§ **GOAL**
Omit all pictures and give the records below again exactly as written.

◆ ◆ ◆ ◆

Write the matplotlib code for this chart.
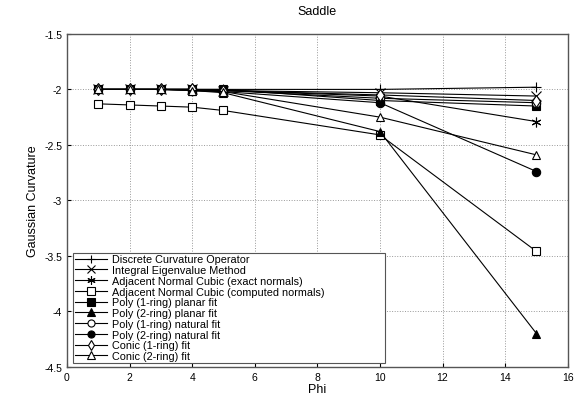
import matplotlib.pyplot as plt

plt.rcParams['font.family'] = ['Liberation Sans', 'DejaVu Sans']

phi = [1, 2, 3, 4, 5, 10, 15]

discrete = [-2.0, -2.0, -2.0, -2.0, -2.0, -2.0, -1.98]
integral = [-2.0, -2.0, -2.0, -2.0, -2.01, -2.03, -2.06]
anc_exact = [-2.0, -2.0, -2.0, -2.0, -2.01, -2.06, -2.29]
anc_computed = [-2.13, -2.14, -2.15, -2.16, -2.19, -2.41, -3.46]
poly1_planar = [-2.0, -2.0, -2.0, -2.0, -2.0, -2.1, -2.15]
poly2_planar = [-2.0, -2.0, -2.0, -2.01, -2.03, -2.38, -4.2]
poly1_natural = [-2.0, -2.0, -2.0, -2.0, -2.01, -2.08, -2.12]
poly2_natural = [-2.0, -2.0, -2.0, -2.01, -2.02, -2.12, -2.74]
conic1 = [-2.0, -2.0, -2.0, -2.0, -2.01, -2.05, -2.1]
conic2 = [-2.0, -2.0, -2.0, -2.01, -2.02, -2.25, -2.59]

labels = ["Discrete Curvature Operator", "Integral Eigenvalue Method",
          "Adjacent Normal Cubic (exact normals)", "Adjacent Normal Cubic (computed normals)",
          "Poly (1-ring) planar fit", "Poly (2-ring) planar fit",
          "Poly (1-ring) natural fit", "Poly (2-ring) natural fit",
          "Conic (1-ring) fit", "Conic (2-ring) fit"]
series = [discrete, integral, anc_exact, anc_computed, poly1_planar, poly2_planar,
          poly1_natural, poly2_natural, conic1, conic2]
markers = ['+', 'x', (6, 2, 0), 's', 's', '^', 'o', 'o', 'd', '^']
filled = [True, True, True, False, True, True, False, True, False, False]

fig = plt.figure(figsize=(5.77, 4.06), dpi=100)
ax = fig.add_axes([0.116, 0.094, 0.868, 0.82])

for y, lab, m, f in zip(series, labels, markers, filled):
    big = m in ('+', 'x') or isinstance(m, tuple)
    ax.plot(phi, y, color='black', lw=0.8, marker=m, ms=7 if big else 6,
            markerfacecolor='black' if f else 'white', markeredgecolor='black',
            markeredgewidth=0.8, label=lab)

ax.set_xlim(0, 16)
ax.set_ylim(-4.5, -1.5)
ax.set_xticks(range(0, 17, 2))
ax.set_yticks([-4.5, -4, -3.5, -3, -2.5, -2, -1.5])
ax.set_yticklabels(['-4.5', '-4', '-3.5', '-3', '-2.5', '-2', '-1.5'])
ax.tick_params(labelsize=7.5, direction='in', length=3)
ax.grid(True, linestyle=':', color='#999999', lw=0.7)
for s in ax.spines.values():
    s.set_color('#555555')
    s.set_linewidth(1.0)

ax.set_title("Saddle", fontsize=9, pad=14)
ax.set_xlabel("Phi", fontsize=9, labelpad=1)
ax.set_ylabel("Gaussian Curvature", fontsize=9, labelpad=4)

leg = ax.legend(loc='lower left', bbox_to_anchor=(0.004, 0, 0.64, 1), mode='expand',
                fontsize=7.8, labelspacing=0.07, handlelength=3.0,
                handletextpad=0.5, borderpad=0.15, borderaxespad=0.37, fancybox=False,
                framealpha=1, edgecolor='#555555', markerscale=0.85)
leg.get_frame().set_linewidth(0.8)

fig.savefig("out.png", dpi=100)
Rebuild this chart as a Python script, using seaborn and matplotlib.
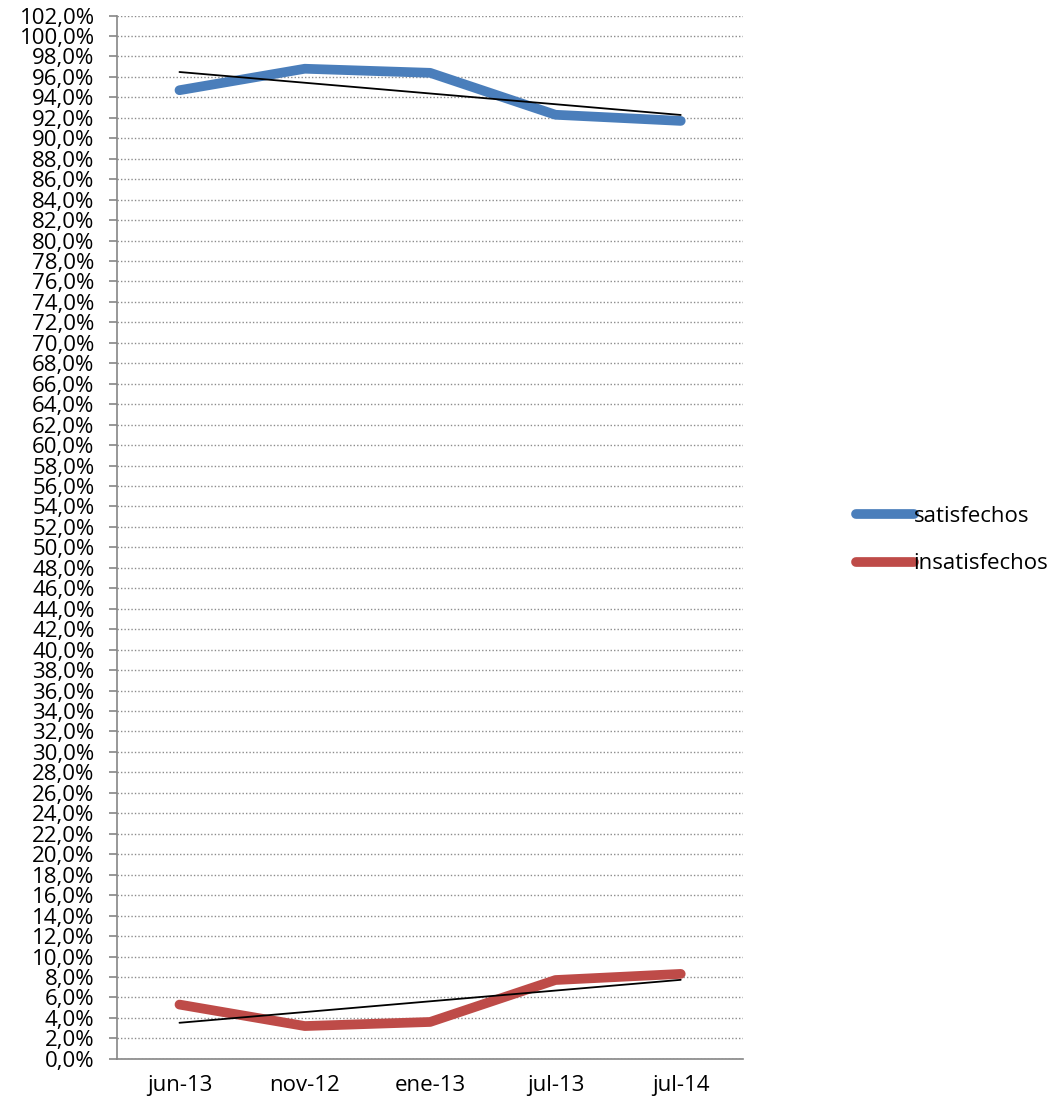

◆ ◆ ◆ ◆

§ **SOLUTION FOR THIS PROBLEM**
Write the matplotlib code for this chart.
import matplotlib.pyplot as plt

plt.rcParams['font.family'] = ['Liberation Sans', 'DejaVu Sans']

phi = [1, 2, 3, 4, 5, 10, 15]

discrete = [-2.0, -2.0, -2.0, -2.0, -2.0, -2.0, -1.98]
integral = [-2.0, -2.0, -2.0, -2.0, -2.01, -2.03, -2.06]
anc_exact = [-2.0, -2.0, -2.0, -2.0, -2.01, -2.06, -2.29]
anc_computed = [-2.13, -2.14, -2.15, -2.16, -2.19, -2.41, -3.46]
poly1_planar = [-2.0, -2.0, -2.0, -2.0, -2.0, -2.1, -2.15]
poly2_planar = [-2.0, -2.0, -2.0, -2.01, -2.03, -2.38, -4.2]
poly1_natural = [-2.0, -2.0, -2.0, -2.0, -2.01, -2.08, -2.12]
poly2_natural = [-2.0, -2.0, -2.0, -2.01, -2.02, -2.12, -2.74]
conic1 = [-2.0, -2.0, -2.0, -2.0, -2.01, -2.05, -2.1]
conic2 = [-2.0, -2.0, -2.0, -2.01, -2.02, -2.25, -2.59]

labels = ["Discrete Curvature Operator", "Integral Eigenvalue Method",
          "Adjacent Normal Cubic (exact normals)", "Adjacent Normal Cubic (computed normals)",
          "Poly (1-ring) planar fit", "Poly (2-ring) planar fit",
          "Poly (1-ring) natural fit", "Poly (2-ring) natural fit",
          "Conic (1-ring) fit", "Conic (2-ring) fit"]
series = [discrete, integral, anc_exact, anc_computed, poly1_planar, poly2_planar,
          poly1_natural, poly2_natural, conic1, conic2]
markers = ['+', 'x', (6, 2, 0), 's', 's', '^', 'o', 'o', 'd', '^']
filled = [True, True, True, False, True, True, False, True, False, False]

fig = plt.figure(figsize=(5.77, 4.06), dpi=100)
ax = fig.add_axes([0.116, 0.094, 0.868, 0.82])

for y, lab, m, f in zip(series, labels, markers, filled):
    big = m in ('+', 'x') or isinstance(m, tuple)
    ax.plot(phi, y, color='black', lw=0.8, marker=m, ms=7 if big else 6,
            markerfacecolor='black' if f else 'white', markeredgecolor='black',
            markeredgewidth=0.8, label=lab)

ax.set_xlim(0, 16)
ax.set_ylim(-4.5, -1.5)
ax.set_xticks(range(0, 17, 2))
ax.set_yticks([-4.5, -4, -3.5, -3, -2.5, -2, -1.5])
ax.set_yticklabels(['-4.5', '-4', '-3.5', '-3', '-2.5', '-2', '-1.5'])
ax.tick_params(labelsize=7.5, direction='in', length=3)
ax.grid(True, linestyle=':', color='#999999', lw=0.7)
for s in ax.spines.values():
    s.set_color('#555555')
    s.set_linewidth(1.0)

ax.set_title("Saddle", fontsize=9, pad=14)
ax.set_xlabel("Phi", fontsize=9, labelpad=1)
ax.set_ylabel("Gaussian Curvature", fontsize=9, labelpad=4)

leg = ax.legend(loc='lower left', bbox_to_anchor=(0.004, 0, 0.64, 1), mode='expand',
                fontsize=7.8, labelspacing=0.07, handlelength=3.0,
                handletextpad=0.5, borderpad=0.15, borderaxespad=0.37, fancybox=False,
                framealpha=1, edgecolor='#555555', markerscale=0.85)
leg.get_frame().set_linewidth(0.8)

fig.savefig("out.png", dpi=100)
Rebuild this chart as a Python script, using seaborn and matplotlib.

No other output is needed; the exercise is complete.